The growth of new carriers like Nigeria Air, or the expansion of existing ones such as Ethiopian Airlines, cannot be fully realised in an environment of unpredictable revenue recovery.

It is not just airlines that suffer. When connectivity drops, the broader economy pays the price. 

Tourism collapses, trade slows, investment dries up. A recent IATA study found that for every 10% increase in air connectivity, a country's GDP can grow by 0.5%. 

Conversely, when airlines reduce or suspend service due to financial restrictions, those economic multipliers are lost.

This is especially harmful for landlocked or isolated nations, where aviation is not a luxury — it’s a lifeline. The same economies imposing barriers to repatriation are often those that stand to gain the most from open skies and liberalised access to capital.

IATA has been clear: Governments must act. The call is for full alignment with international agreements, transparency in currency controls, and coordinated action between finance ministries and civil aviation authorities.

For their part, airlines are demanding predictability. In uncertain markets, predictability can be more valuable than profitability. 

As network planning cycles for 2025–2026 intensify, decisions about which cities to serve, what frequencies to fly, and what capacity to deploy will be shaped not just by passenger demand — but by access to the money that demand generates.

In a year where geopolitical risk, oil prices, and supply chain disruptions continue to challenge the airline business model, governments withholding airline funds are adding another layer of avoidable pressure to an already strained global system.
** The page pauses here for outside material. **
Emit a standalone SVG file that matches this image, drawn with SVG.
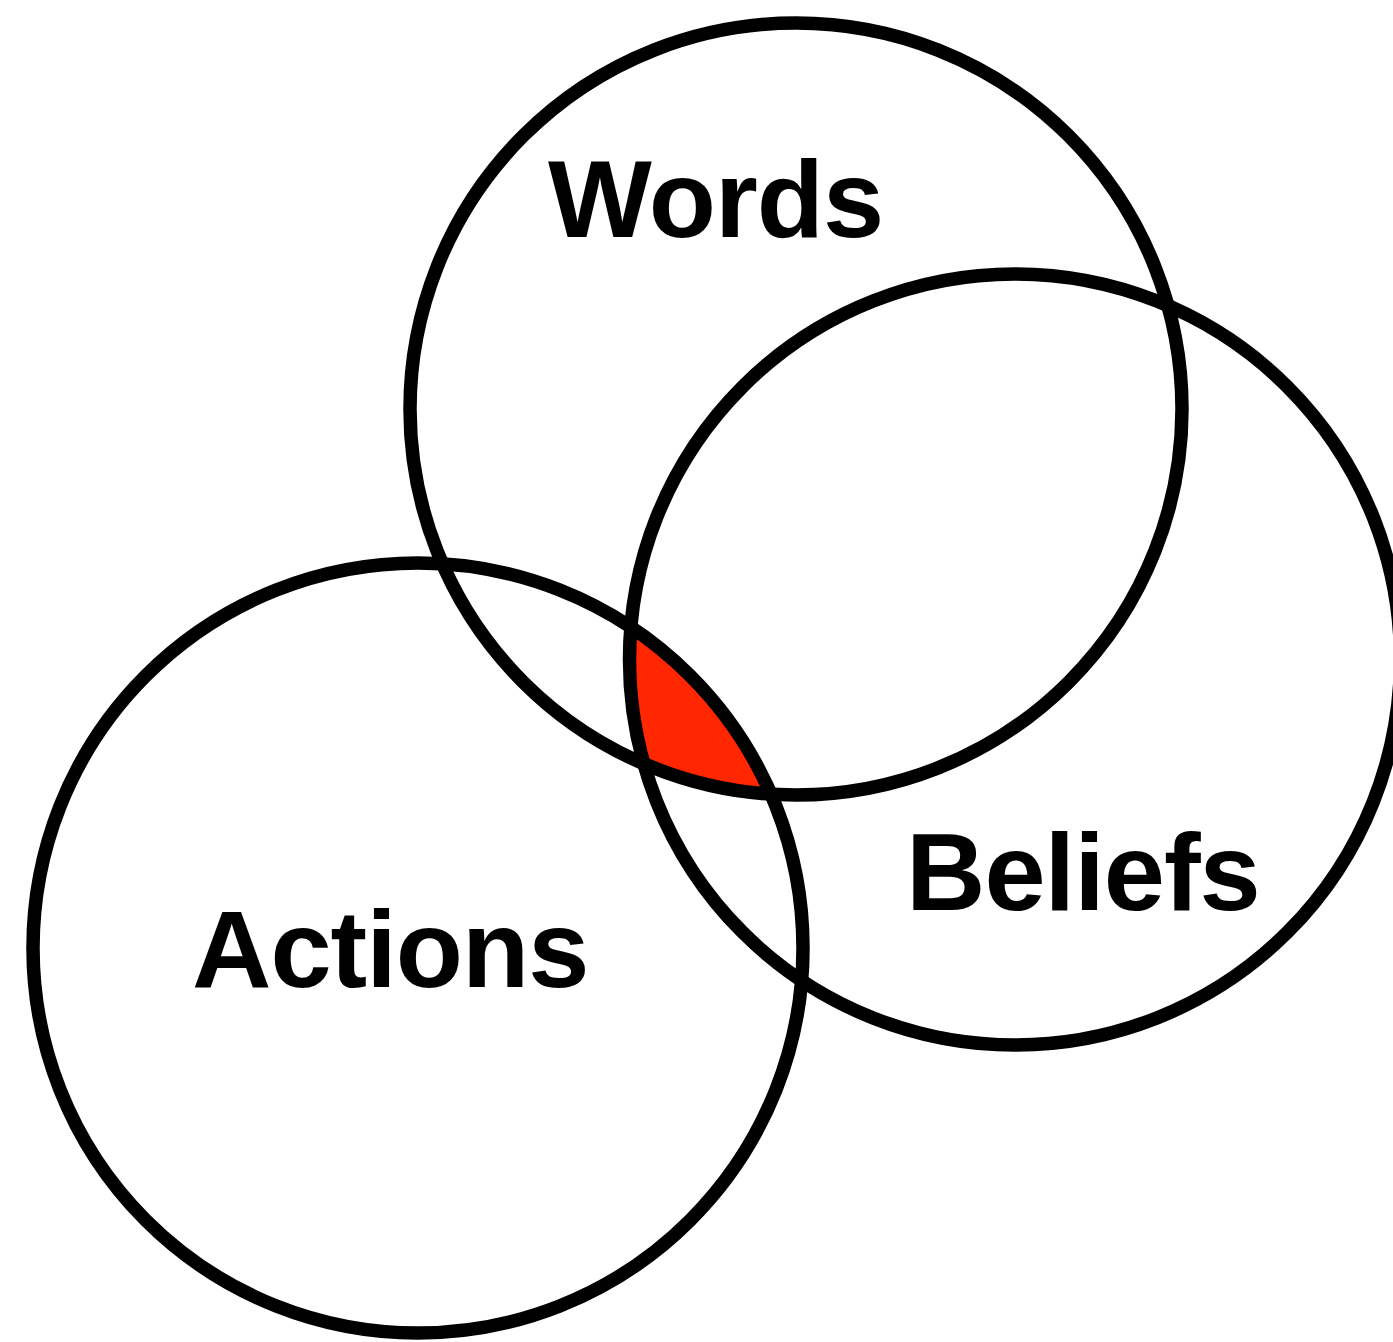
<svg xmlns="http://www.w3.org/2000/svg" width="1393" height="1342" viewBox="0 0 1393 1342">
<style>
.ring{fill:none;stroke:#000;stroke-width:13.5}
.lbl{font-family:"Liberation Sans",Arial,Helvetica,sans-serif;font-weight:bold;font-size:110px;letter-spacing:-1px;fill:#000}
</style>
<defs>
<clipPath id="clipA"><circle cx="418" cy="948" r="385"/></clipPath>
<clipPath id="clipB"><circle cx="1015" cy="659.5" r="385.5"/></clipPath>
</defs>
<rect width="1393" height="1342" fill="#fff"/>
<g id="overlap">
<g clip-path="url(#clipA)"><g clip-path="url(#clipB)"><circle cx="796" cy="409" r="386" fill="#ff2600"/></g></g>
</g>
<g id="words"><circle class="ring" cx="796" cy="409" r="386"/><text class="lbl" x="548" y="237">Words</text></g>
<g id="beliefs"><circle class="ring" cx="1015" cy="659.5" r="385.5"/><text class="lbl" x="906" y="910">Beliefs</text></g>
<g id="actions"><circle class="ring" cx="418" cy="948" r="385"/><text class="lbl" x="192" y="987">Actions</text></g>
</svg>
Trapped capital is more than a financial inconvenience — it is a destabilising force that undermines the viability of international aviation. With $1.3bn still locked in jurisdictions that rely heavily on-air connectivity, the message to governments should be unambiguous: Respect international obligations, release the funds, and restore trust. Without the free movement of capital, there can be no free movement of people.